THE literary man, and even editors sometimes, have strange notions of what is proper to the illustrator’s function. It is an authentic fact that a well-known editor commissioned an artist to make a drawing ” showing the British Possessions all round the globe by leaving out the shadows.”
Dickens, as is well known, set great store by the illustrations of his novels, and perhaps this is not to be wondered at since the Pickwick Papers were begun as letterpress to accompany drawings ; though this process was soon reversed. This method of writing up to drawings rather than making drawings to illustrate a text seems to have been fairly general until well into the ‘Sixties.
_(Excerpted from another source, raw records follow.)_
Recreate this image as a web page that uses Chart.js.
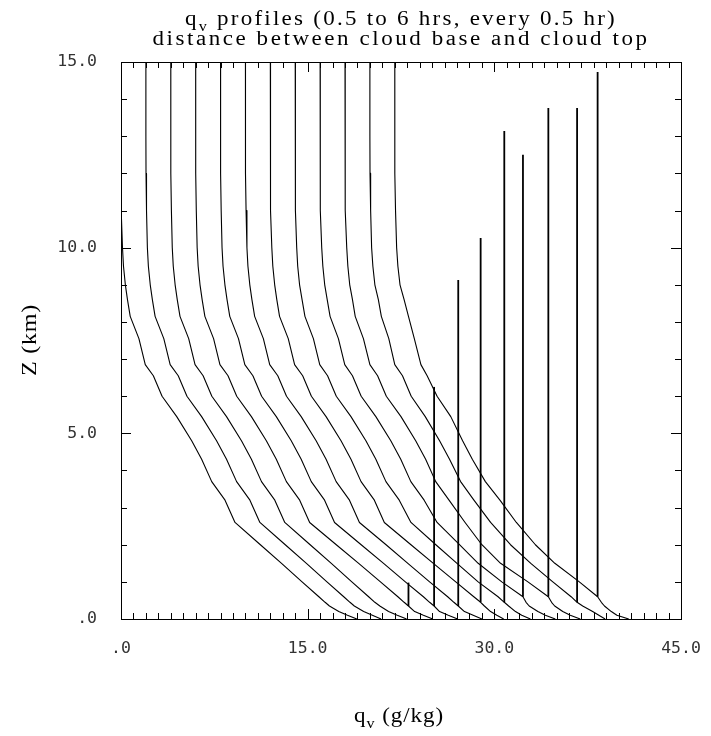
<!DOCTYPE html>
<html>
<head>
<meta charset="utf-8">
<script src="https://cdn.jsdelivr.net/npm/chart.js@4.4.0/dist/chart.umd.min.js"></script>
<style>
  html, body { margin: 0; padding: 0; background: #fff; }
</style>
</head>
<body>
<canvas id="qvChart" width="711" height="736"></canvas>
<script>
// height levels (km), shared by all profiles
const zLevels = [15, 14, 13, 12, 11, 10, 9.5, 9, 8.6, 8.15, 7.55, 6.85, 6.55, 6, 5.45, 4.8, 4.3, 3.7, 3.2, 2.6, 2, 1.5, 1, 0.6, 0.45, 0.35, 0.2, 0.1, 0];

// qv (g/kg) at each level, every profile plotted with its own offset as in the original
const qv_0_5h = [0, 0, 0, 0.01, 0.05, 0.12, 0.2, 0.35, 0.52, 0.74, 1.44, 1.95, 2.6, 3.3, 4.48, 5.68, 6.48, 7.29, 8.36, 9.16, 11.2, 12.9, 14.55, 15.9, 16.4, 16.75, 17.5, 18.2, 18.95];
const qv_1_0h = [2, 2, 2, 2.01, 2.05, 2.12, 2.2, 2.35, 2.52, 2.74, 3.44, 3.95, 4.6, 5.3, 6.48, 7.68, 8.48, 9.29, 10.36, 11.16, 13.2, 14.9, 16.55, 17.9, 18.4, 18.75, 19.5, 20.2, 20.9];
const qv_1_5h = [4, 4, 4, 4.01, 4.05, 4.12, 4.2, 4.35, 4.52, 4.74, 5.44, 5.95, 6.6, 7.3, 8.48, 9.68, 10.48, 11.29, 12.36, 13.16, 15.2, 16.9, 18.55, 19.9, 20.4, 20.8, 21.5, 22.2, 22.95];
const qv_2_0h = [6, 6, 6, 6.01, 6.05, 6.12, 6.2, 6.35, 6.52, 6.74, 7.44, 7.95, 8.6, 9.3, 10.48, 11.68, 12.48, 13.29, 14.36, 15.16, 17.3, 19.1, 20.85, 22.25, 22.75, 23.1, 23.6, 24.3, 25.05];
const qv_2_5h = [8, 8, 8, 8.01, 8.05, 8.12, 8.2, 8.35, 8.52, 8.74, 9.44, 9.95, 10.6, 11.3, 12.48, 13.68, 14.48, 15.29, 16.36, 17.16, 19.3, 21.1, 22.85, 24.3, 24.8, 25.16, 25.6, 26.3, 27.05];
const qv_3_0h = [10, 10, 10, 10.01, 10.05, 10.12, 10.2, 10.35, 10.52, 10.74, 11.44, 11.95, 12.6, 13.3, 14.48, 15.68, 16.48, 17.29, 18.36, 19.16, 21.3, 23.05, 24.8, 26.25, 26.75, 27.1, 27.6, 28.3, 29.0];
const qv_3_5h = [12, 12, 12, 12.01, 12.05, 12.12, 12.2, 12.35, 12.52, 12.74, 13.44, 13.95, 14.6, 15.3, 16.48, 17.68, 18.48, 19.29, 20.36, 21.16, 23.3, 25.1, 26.9, 28.35, 28.9, 29.2, 29.7, 30.2, 30.75];
const qv_4_0h = [14, 14, 14, 14.01, 14.05, 14.12, 14.2, 14.35, 14.55, 14.78, 15.46, 15.97, 16.6, 17.3, 18.48, 19.68, 20.48, 21.29, 22.36, 23.3, 25.3, 27.0, 28.7, 30.3, 30.8, 31.15, 31.7, 32.2, 32.9];
const qv_4_5h = [16, 16, 16, 16.01, 16.05, 16.13, 16.22, 16.37, 16.57, 16.8, 17.47, 17.98, 18.6, 19.3, 20.48, 21.68, 22.48, 23.29, 24.36, 25.4, 27.2, 28.7, 30.6, 32.3, 32.55, 32.8, 33.5, 34.1, 34.9];
const qv_5_0h = [18, 18, 18, 18.01, 18.06, 18.14, 18.23, 18.38, 18.6, 18.82, 19.48, 20.0, 20.62, 21.32, 22.5, 23.68, 24.48, 25.29, 26.36, 27.65, 29.0, 30.5, 32.7, 34.34, 34.6, 34.85, 35.5, 36.1, 36.9];
const qv_5_5h = [20, 20, 20, 20.01, 20.06, 20.14, 20.24, 20.4, 20.68, 20.92, 21.52, 22.0, 22.62, 23.32, 24.45, 25.6, 26.4, 27.29, 28.36, 29.7, 31.3, 32.93, 34.7, 36.17, 36.65, 37.1, 37.9, 38.4, 38.9];
const qv_6_0h = [22, 22, 22, 22.01, 22.06, 22.15, 22.25, 22.42, 22.75, 23.1, 23.57, 24.1, 24.6, 25.4, 26.5, 27.45, 28.23, 29.28, 30.45, 31.77, 33.3, 34.86, 36.83, 38.3, 38.6, 38.85, 39.4, 39.85, 40.8];

const profiles = [qv_0_5h, qv_1_0h, qv_1_5h, qv_2_0h, qv_2_5h, qv_3_0h, qv_3_5h, qv_4_0h, qv_4_5h, qv_5_0h, qv_5_5h, qv_6_0h];

// cloud base / top bars (2.0 to 6.0 hrs)
const cloudQv = [23.1, 25.16, 27.1, 28.9, 30.8, 32.3, 34.34, 36.65, 38.3];
const cloudBaseZ = [0.35, 0.35, 0.35, 0.45, 0.45, 0.6, 0.6, 0.45, 0.6];
const cloudTopZ = [0.98, 6.25, 9.13, 10.26, 13.14, 12.5, 13.76, 13.76, 14.73];

const xTicks = [0, 15, 30, 45];
const yTicks = [0, 5, 10, 15];

function fmtTick(v) {
    if (v === 0) return '.0';
    return v.toFixed(1);
}

let datasets = [];
profiles.forEach(function (p) {
    datasets.push({
        data: p.map((q, i) => ({ x: q, y: zLevels[i] })),
        showLine: true,
        borderColor: '#000',
        borderWidth: 1.1,
        borderJoinStyle: 'round',
        pointRadius: 0,
        tension: 0
    });
});
for (let i = 0; i < cloudQv.length; i++) {
    datasets.push({
        data: [{ x: cloudQv[i], y: cloudBaseZ[i] }, { x: cloudQv[i], y: cloudTopZ[i] }],
        showLine: true,
        borderColor: '#000',
        borderWidth: 1.8,
        pointRadius: 0
    });
}

// text with a subscript piece, widened (a bit of stretch, rest as spacing) to the original lettering
function drawRich(ctx, parts, cx, baseline, size, targetWidth) {
    const big = size + 'px "Liberation Serif"';
    const small = Math.round(size * 0.7) + 'px "Liberation Serif"';
    ctx.letterSpacing = '0px';
    let w0 = 0, n = 0;
    parts.forEach(p => {
        ctx.font = p.sub ? small : big;
        w0 += ctx.measureText(p.t).width;
        n += p.t.length;
    });
    const sx = Math.min(1.15, targetWidth / w0);
    const sp = Math.max(0, (targetWidth / sx - w0) / n);
    ctx.save();
    ctx.translate(cx - targetWidth / 2, baseline);
    ctx.scale(sx, 1);
    ctx.textAlign = 'left';
    ctx.textBaseline = 'alphabetic';
    let x = 0;
    parts.forEach(p => {
        ctx.font = p.sub ? small : big;
        ctx.letterSpacing = '0px';
        const w = ctx.measureText(p.t).width;
        ctx.letterSpacing = sp + 'px';
        ctx.fillText(p.t, x, p.sub ? size * 0.28 : 0);
        x += w + sp * p.t.length;
    });
    ctx.letterSpacing = '0px';
    ctx.restore();
}

const framePlugin = {
    id: 'frame',
    afterDraw(chart) {
        const ctx = chart.ctx;
        const a = chart.chartArea;
        const xs = chart.scales.x, ys = chart.scales.y;
        ctx.save();
        ctx.strokeStyle = '#000';
        ctx.lineWidth = 1;
        ctx.strokeRect(Math.round(a.left) + 0.5, Math.round(a.top) + 0.5, Math.round(a.right - a.left), Math.round(a.bottom - a.top));
        ctx.beginPath();
        for (let v = xs.min; v <= xs.max; v++) {
            const px = Math.round(xs.getPixelForValue(v)) + 0.5;
            const len = v % 15 === 0 ? 10 : 6;
            ctx.moveTo(px, a.bottom); ctx.lineTo(px, a.bottom - len);
            ctx.moveTo(px, a.top); ctx.lineTo(px, a.top + len);
        }
        for (let v = ys.min; v <= ys.max; v++) {
            const py = Math.round(ys.getPixelForValue(v)) + 0.5;
            const len = v % 5 === 0 ? 10 : 6;
            ctx.moveTo(a.left, py); ctx.lineTo(a.left + len, py);
            ctx.moveTo(a.right, py); ctx.lineTo(a.right - len, py);
        }
        ctx.stroke();

        ctx.fillStyle = '#000';
        const cx = (a.left + a.right) / 2;
        drawRich(ctx, [{ t: 'q' }, { t: 'v', sub: true }, { t: ' profiles (0.5 to 6 hrs, every 0.5 hr)' }], cx, 25, 20, 432);
        drawRich(ctx, [{ t: 'distance between cloud base and cloud top' }], cx, 45, 20, 497);
        drawRich(ctx, [{ t: 'q' }, { t: 'v', sub: true }, { t: ' (g/kg)' }], cx - 2, 722, 20, 90);

        ctx.save();
        ctx.translate(36, 340);
        ctx.rotate(-Math.PI / 2);
        drawRich(ctx, [{ t: 'Z (km)' }], 0, 0, 21, 72);
        ctx.restore();
        ctx.restore();
    }
};

const tickFont = { family: '"DejaVu Sans Mono"', size: 16.5 };

const config = {
    type: 'scatter',
    data: { datasets: datasets },
    options: {
        responsive: false,
        animation: false,
        layout: { padding: { top: 62, right: 30, left: 0, bottom: 0 } },
        plugins: { legend: { display: false }, tooltip: { enabled: false }, title: { display: false } },
        scales: {
            x: {
                type: 'linear', min: 0, max: 45,
                afterBuildTicks: s => { s.ticks = xTicks.map(v => ({ value: v })); },
                ticks: { callback: fmtTick, font: tickFont, color: '#333', padding: 20, maxRotation: 0, autoSkip: false },
                grid: { display: false, drawTicks: false },
                border: { display: false },
                afterFit: s => { s.height = 117; s.paddingLeft = 0; s.paddingRight = 0; }
            },
            y: {
                type: 'linear', min: 0, max: 15,
                afterBuildTicks: s => { s.ticks = yTicks.map(v => ({ value: v })); },
                ticks: { callback: fmtTick, font: tickFont, color: '#333', padding: 24, autoSkip: false },
                grid: { display: false, drawTicks: false },
                border: { display: false },
                afterFit: s => { s.width = 121; s.paddingTop = 0; s.paddingBottom = 0; }
            }
        }
    },
    plugins: [framePlugin]
};

let ctx = document.getElementById('qvChart').getContext('2d');
new Chart(ctx, config);
</script>
</body>
</html>
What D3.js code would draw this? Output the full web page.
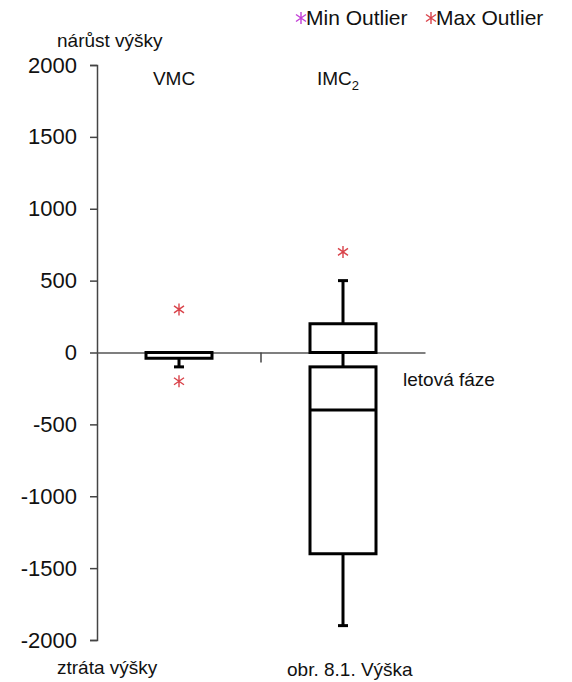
<!DOCTYPE html>
<html>
<head>
<meta charset="utf-8">
<script src="https://cdn.jsdelivr.net/npm/d3@7"></script>
<style>
  html, body { margin: 0; padding: 0; background: #fff; }
  svg { display: block; font-family: Arial, "Liberation Sans", sans-serif; }
</style>
</head>
<body>
<svg id="chart" width="572" height="682"></svg>
<script>
// Categories (flight phase) and box-plot statistics, altitude change in ft
const categories = ["VMC", "IMC"];
const categorySub = ["", "2"];

// One entry per drawn box; IMC2 has a gain box and a loss box
const boxCategory = ["VMC", "IMC", "IMC"];
const whiskerMin = [-100, 0, -1900];
const q1 = [-40, 0, -1400];
const median = [0, 0, -400];
const q3 = [0, 200, -100];
const whiskerMax = [0, 500, 0];

// Outliers
const maxOutlierCategory = ["VMC", "VMC", "IMC"];
const maxOutlierValue = [300, -200, 700];
const minOutlierCategory = [];
const minOutlierValue = [];

const yTicks = [-2000, -1500, -1000, -500, 0, 500, 1000, 1500, 2000];

const svg = d3.select("#chart");

const y = d3.scaleLinear().domain([-2000, 2000]).range([640, 65]);
const x = d3.scaleBand().domain(categories).range([97, 425]).padding(0);
const boxW = 66;
const capW = 10;
const cx = c => x(c) + x.bandwidth() / 2;

// Y axis
const yAxis = svg.append("g")
  .attr("transform", "translate(97,0)")
  .call(d3.axisLeft(y).tickValues(yTicks).tickSize(7).tickPadding(13).tickFormat(d => String(d)));
yAxis.select(".domain").attr("stroke", "#444").attr("stroke-width", 1.5);
yAxis.selectAll(".tick line").attr("stroke", "#444").attr("stroke-width", 1.5);
yAxis.selectAll(".tick text")
  .attr("font-size", 22).attr("fill", "#111")
  .attr("font-family", "Arial, 'Liberation Sans', sans-serif");

// Category axis along zero
const xAxis = svg.append("g")
  .attr("transform", `translate(0,${y(0)})`)
  .call(d3.axisBottom(x).tickSize(0).tickSizeOuter(0).tickFormat(""));
xAxis.select(".domain").attr("stroke", "#555").attr("stroke-width", 1.5);
xAxis.selectAll(".tick").remove();
xAxis.selectAll("line.sep")
  .data(categories.slice(0, -1))
  .join("line")
  .attr("class", "sep")
  .attr("x1", d => x(d) + x.bandwidth()).attr("x2", d => x(d) + x.bandwidth())
  .attr("y1", 0).attr("y2", 10)
  .attr("stroke", "#444").attr("stroke-width", 1.5);

// Category labels above the plot
const catLabels = svg.append("g").selectAll("text")
  .data(categories)
  .join("text")
  .attr("x", d => cx(d) - 5)
  .attr("y", 85)
  .attr("text-anchor", "middle")
  .attr("font-size", 19)
  .attr("fill", "#111");
catLabels.append("tspan").text(d => d);
catLabels.append("tspan")
  .attr("font-size", 13)
  .attr("dy", 5)
  .text((d, i) => categorySub[i]);

// Boxes
const boxes = svg.append("g")
  .attr("fill", "none").attr("stroke", "#000").attr("stroke-width", 3);

boxCategory.forEach((c, i) => {
  const xc = cx(c);
  const g = boxes.append("g");
  // whiskers
  g.append("line").attr("x1", xc).attr("x2", xc)
    .attr("y1", y(whiskerMax[i])).attr("y2", y(q3[i]));
  g.append("line").attr("x1", xc).attr("x2", xc)
    .attr("y1", y(q1[i])).attr("y2", y(whiskerMin[i]));
  [whiskerMin[i], whiskerMax[i]].forEach(v => {
    g.append("line").attr("x1", xc - capW / 2).attr("x2", xc + capW / 2)
      .attr("y1", y(v)).attr("y2", y(v));
  });
  // box
  g.append("rect")
    .attr("x", xc - boxW / 2).attr("width", boxW)
    .attr("y", y(q3[i])).attr("height", y(q1[i]) - y(q3[i]))
    .attr("fill", "#fff");
  // median
  g.append("line").attr("x1", xc - boxW / 2).attr("x2", xc + boxW / 2)
    .attr("y1", y(median[i])).attr("y2", y(median[i]));
});

// Asterisk marker
const star = "M0,-6V6M-5,-3.5L5,3.5M-5,3.5L5,-3.5";
const maxColor = "#d9434a";
const minColor = "#c33fd6";

svg.append("g").selectAll("path.max")
  .data(maxOutlierValue)
  .join("path")
  .attr("class", "max")
  .attr("d", star)
  .attr("transform", (d, i) => `translate(${cx(maxOutlierCategory[i])},${y(d)})`)
  .attr("fill", "none").attr("stroke", maxColor).attr("stroke-width", 1.4);

svg.append("g").selectAll("path.min")
  .data(minOutlierValue)
  .join("path")
  .attr("class", "min")
  .attr("d", star)
  .attr("transform", (d, i) => `translate(${cx(minOutlierCategory[i])},${y(d)})`)
  .attr("fill", "none").attr("stroke", minColor).attr("stroke-width", 1.4);

// Legend
const legendItems = [
  { label: "Min Outlier", color: minColor, x: 301 },
  { label: "Max Outlier", color: maxColor, x: 431 }
];
const legend = svg.append("g").selectAll("g")
  .data(legendItems)
  .join("g")
  .attr("transform", d => `translate(${d.x},18)`);
legend.append("path")
  .attr("d", "M0,-6V6M-5,-3.5L5,3.5M-5,3.5L5,-3.5")
  .attr("fill", "none").attr("stroke", d => d.color).attr("stroke-width", 1.4);
legend.append("text")
  .attr("x", 5).attr("y", 7)
  .attr("font-size", 21).attr("fill", "#111")
  .text(d => d.label);

// Annotations
const notes = [
  { text: "nárůst výšky", x: 57, y: 47 },
  { text: "letová fáze", x: 403, y: 386 },
  { text: "ztráta výšky", x: 57, y: 674 },
  { text: "obr. 8.1. Výška", x: 287, y: 676 }
];
svg.append("g").selectAll("text")
  .data(notes)
  .join("text")
  .attr("x", d => d.x).attr("y", d => d.y)
  .attr("font-size", 19).attr("fill", "#111")
  .text(d => d.text);
</script>
</body>
</html>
In Pendennis we are told that Percy Popjoy had written some verses to illustrate one of the pictures which was called the “Church Porch.” A Spanish damsel was hastening to church with a large prayer book ; a youth hidden in a niche was watching this young woman. The picture was pretty, but the great genius of Percy Popjoy had deserted him, for he had made the most execrable verses which were ever perpetrated by a young nobleman. Pendennis tries his hand, on Warrington’s advice, and `turns out Thackeray’s prettiest verses to the plate. Thackeray doubtless invented the occasion to work in the verses, but it appears to have been a common practice to write up to the illustrations.
Among the writers who have obviously ” written up to ” the illustrations are Frederick Locker, Tom Taylor, and, I am inclined to think, Robert Buchanan, in a list that includes also Christina Rossetti, William Allingham, George Macdonald, the Hon. Mrs. Norton, and Tom Hood.
A famous case of a picture inspiring verses was that of Whistler’s ” Little White Girl,” to which Swinburne was moved to write :
” White Rose in Red rose Garden Is not so white.”
which is interesting in so much as Whistler in the few drawings he made for illustrative purposes paid scant attention to the letterpress, and had as little to do with any extraneous interest as possible in all his art.
At present the usual course is for the Art Editor to hand over the MS. of a story to an artist whose work he regards as likely to be appropriate, leaving the selection of subjects to him, but giving any necessary information as to the space allotted and the time allowed. Drawings are not generally ” written up to ” unless they are of a topical or seasonal character, nor are they often accepted simply for their intrinsic interest. The Yellow Book had the idea of endeavouring to change this by printing drawings independently of text, but not many were drawn specially, artists using the quarterly rather as a vehicle, much of the work published, with the exception of Beardsley’s own, being from pictures, etchings or studies not primarily intended for reproduction at all, and the same was the case with The Savoy. The idea was excellent, and it is a pity that it is not more acted upon. We have no publication at the present time with the spacious dignity of the Portfolio, under P. G. Hamerton, in spite of the comparative cheapness of modern methods of printing, paper and reproduction, compared with those in vogue in Hamerton’s time.